Which one is more relevant to what the US Army does? Does it sell drugs in a locker room or does it do tank attacks in the desert?

Centralizing organization and force structure in major theater air bases is a great way to mass airpower rapidly and maintain planes with fewer numbers of personnel, but this is the exact opposite of what a fight between two "big" countries would look like. Firepower inherently requires greater dispersion. Conversely, insurgencies represent the opposite of firepower: they are not individually dangerous but they are prolific and present even without physical or tangible evidence. All security measures must be taken in a insurgent campaign because you simply do not know if insurgents lurk within, without, or do not exist, because if you did, there would never be an insurgency to begin with.

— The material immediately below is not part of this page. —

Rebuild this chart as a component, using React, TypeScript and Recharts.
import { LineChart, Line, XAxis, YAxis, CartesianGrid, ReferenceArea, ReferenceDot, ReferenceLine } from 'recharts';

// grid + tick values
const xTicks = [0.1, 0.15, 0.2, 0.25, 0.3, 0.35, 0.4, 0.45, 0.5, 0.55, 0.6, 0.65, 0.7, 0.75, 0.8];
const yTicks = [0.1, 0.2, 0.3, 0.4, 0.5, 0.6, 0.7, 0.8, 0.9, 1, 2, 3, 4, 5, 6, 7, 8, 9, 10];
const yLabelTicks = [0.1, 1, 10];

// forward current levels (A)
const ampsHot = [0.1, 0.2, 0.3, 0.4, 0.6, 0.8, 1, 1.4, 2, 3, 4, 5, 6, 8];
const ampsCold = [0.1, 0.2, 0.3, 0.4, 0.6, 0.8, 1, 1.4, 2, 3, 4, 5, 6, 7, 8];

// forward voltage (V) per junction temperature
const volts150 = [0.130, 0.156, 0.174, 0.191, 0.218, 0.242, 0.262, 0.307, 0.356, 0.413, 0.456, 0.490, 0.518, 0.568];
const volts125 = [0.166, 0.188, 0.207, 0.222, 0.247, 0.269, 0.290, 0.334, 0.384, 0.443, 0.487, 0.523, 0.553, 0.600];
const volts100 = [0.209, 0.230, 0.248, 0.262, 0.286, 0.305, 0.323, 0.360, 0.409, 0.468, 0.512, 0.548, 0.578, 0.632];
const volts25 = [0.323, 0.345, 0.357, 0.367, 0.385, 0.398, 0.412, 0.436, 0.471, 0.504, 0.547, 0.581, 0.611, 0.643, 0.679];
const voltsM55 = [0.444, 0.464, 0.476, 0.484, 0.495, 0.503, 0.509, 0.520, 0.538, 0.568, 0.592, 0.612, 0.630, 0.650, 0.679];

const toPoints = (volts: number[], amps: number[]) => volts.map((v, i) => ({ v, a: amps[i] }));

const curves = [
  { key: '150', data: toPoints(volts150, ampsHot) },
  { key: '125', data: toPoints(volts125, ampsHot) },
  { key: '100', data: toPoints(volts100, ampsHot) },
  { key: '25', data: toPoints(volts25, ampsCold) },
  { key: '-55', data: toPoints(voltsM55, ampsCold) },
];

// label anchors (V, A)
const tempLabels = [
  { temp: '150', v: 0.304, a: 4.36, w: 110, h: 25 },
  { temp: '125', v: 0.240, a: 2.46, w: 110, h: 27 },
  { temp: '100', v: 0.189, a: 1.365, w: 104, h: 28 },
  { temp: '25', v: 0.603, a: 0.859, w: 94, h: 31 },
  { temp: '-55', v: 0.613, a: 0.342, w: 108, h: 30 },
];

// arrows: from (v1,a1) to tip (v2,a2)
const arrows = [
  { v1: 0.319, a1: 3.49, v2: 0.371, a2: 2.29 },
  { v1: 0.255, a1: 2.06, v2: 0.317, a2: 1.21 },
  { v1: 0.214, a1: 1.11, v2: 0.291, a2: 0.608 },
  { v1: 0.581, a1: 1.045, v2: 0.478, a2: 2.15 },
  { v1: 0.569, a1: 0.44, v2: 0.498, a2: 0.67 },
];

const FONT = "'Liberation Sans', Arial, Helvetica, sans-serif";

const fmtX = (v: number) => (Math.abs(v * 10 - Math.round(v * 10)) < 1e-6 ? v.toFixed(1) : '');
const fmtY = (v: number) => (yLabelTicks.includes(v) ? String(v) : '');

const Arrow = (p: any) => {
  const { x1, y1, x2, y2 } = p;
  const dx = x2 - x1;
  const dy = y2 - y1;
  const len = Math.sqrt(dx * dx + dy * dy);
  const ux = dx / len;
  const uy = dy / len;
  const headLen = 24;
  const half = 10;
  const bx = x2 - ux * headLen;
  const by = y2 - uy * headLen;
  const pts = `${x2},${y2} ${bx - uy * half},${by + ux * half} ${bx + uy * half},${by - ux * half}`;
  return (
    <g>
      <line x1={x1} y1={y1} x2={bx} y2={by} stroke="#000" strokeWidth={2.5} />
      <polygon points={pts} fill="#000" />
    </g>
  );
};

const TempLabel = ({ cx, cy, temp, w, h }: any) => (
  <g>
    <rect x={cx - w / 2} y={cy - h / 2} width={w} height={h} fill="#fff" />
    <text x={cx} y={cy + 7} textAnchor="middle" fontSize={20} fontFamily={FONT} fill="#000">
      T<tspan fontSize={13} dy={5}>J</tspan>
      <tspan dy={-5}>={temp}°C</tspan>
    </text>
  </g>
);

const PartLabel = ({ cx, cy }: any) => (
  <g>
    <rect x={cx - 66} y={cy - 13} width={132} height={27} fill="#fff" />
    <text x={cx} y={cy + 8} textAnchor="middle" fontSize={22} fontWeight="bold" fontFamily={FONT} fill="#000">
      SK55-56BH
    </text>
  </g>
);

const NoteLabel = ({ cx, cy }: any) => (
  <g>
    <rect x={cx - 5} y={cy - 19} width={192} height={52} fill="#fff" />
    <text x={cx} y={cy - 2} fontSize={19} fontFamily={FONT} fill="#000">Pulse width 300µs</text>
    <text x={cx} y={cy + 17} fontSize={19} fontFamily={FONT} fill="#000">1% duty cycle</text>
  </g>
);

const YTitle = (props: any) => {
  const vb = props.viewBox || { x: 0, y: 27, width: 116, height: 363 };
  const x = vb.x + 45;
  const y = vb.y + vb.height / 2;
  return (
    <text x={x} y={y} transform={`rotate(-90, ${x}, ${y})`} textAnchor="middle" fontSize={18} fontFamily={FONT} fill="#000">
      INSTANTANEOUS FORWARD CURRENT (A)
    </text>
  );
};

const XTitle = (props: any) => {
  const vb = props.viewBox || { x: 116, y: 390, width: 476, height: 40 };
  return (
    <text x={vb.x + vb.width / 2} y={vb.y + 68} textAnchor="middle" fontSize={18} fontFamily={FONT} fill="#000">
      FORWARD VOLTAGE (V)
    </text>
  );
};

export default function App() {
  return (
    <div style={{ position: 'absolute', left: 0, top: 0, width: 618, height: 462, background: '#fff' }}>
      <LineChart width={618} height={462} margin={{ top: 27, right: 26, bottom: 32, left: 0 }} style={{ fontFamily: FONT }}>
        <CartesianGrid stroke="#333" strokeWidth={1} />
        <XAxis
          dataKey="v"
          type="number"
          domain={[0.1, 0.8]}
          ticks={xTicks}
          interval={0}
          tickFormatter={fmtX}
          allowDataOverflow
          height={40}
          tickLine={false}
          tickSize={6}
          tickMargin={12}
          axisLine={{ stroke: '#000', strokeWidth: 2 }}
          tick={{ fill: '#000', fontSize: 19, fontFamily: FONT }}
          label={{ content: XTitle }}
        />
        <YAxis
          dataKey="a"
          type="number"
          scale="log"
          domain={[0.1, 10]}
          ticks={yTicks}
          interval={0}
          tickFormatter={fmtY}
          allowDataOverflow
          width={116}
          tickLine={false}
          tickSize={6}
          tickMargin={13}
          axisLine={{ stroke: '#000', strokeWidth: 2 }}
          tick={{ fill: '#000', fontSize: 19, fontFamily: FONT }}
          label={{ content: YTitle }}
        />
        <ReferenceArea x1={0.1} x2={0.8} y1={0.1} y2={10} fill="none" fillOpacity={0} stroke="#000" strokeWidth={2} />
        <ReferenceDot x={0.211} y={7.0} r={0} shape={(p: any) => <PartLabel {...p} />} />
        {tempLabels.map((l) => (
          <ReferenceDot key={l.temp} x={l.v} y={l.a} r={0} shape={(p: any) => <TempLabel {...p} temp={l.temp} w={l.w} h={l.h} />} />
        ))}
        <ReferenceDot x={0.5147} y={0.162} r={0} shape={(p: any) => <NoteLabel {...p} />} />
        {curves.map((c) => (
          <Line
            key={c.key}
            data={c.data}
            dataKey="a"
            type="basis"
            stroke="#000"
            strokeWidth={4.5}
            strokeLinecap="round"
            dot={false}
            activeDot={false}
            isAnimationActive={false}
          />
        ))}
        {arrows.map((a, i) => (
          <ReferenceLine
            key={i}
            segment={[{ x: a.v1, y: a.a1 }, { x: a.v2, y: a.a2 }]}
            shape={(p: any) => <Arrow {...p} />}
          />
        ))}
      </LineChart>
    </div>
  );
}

Major airbases and centralized organization like represented by large air defense systems such as Patriot and S-400 are great for lower intensity combats. They can defend against TBMs and small air attacks. They are wholly incapable of stopping major, determined air raids, as proven by history.

If I have to fight the Soviet Air Force and it's 198X I would feel much safer and confident in my ability to inflict casualties for a longer period with 30 airbases with half a dozen planes a piece and nothing but Stingers and the occasional Bofors gun than I would with 3 airbases with a TFW a piece and a battery of Patriot missiles. I'd wager the latter would be cheaper too but that probably requires infrastructure already existing. High capital cost, and if the bases have be upgraded it's even worse, so centralization saves money in the short run.

This is why the Swedish Bas 90 model was and remains the preeminent archetype for combat of major industrialized air forces under nuclear conditions, incidentally. Many have tried to copy it since and few have succeeded.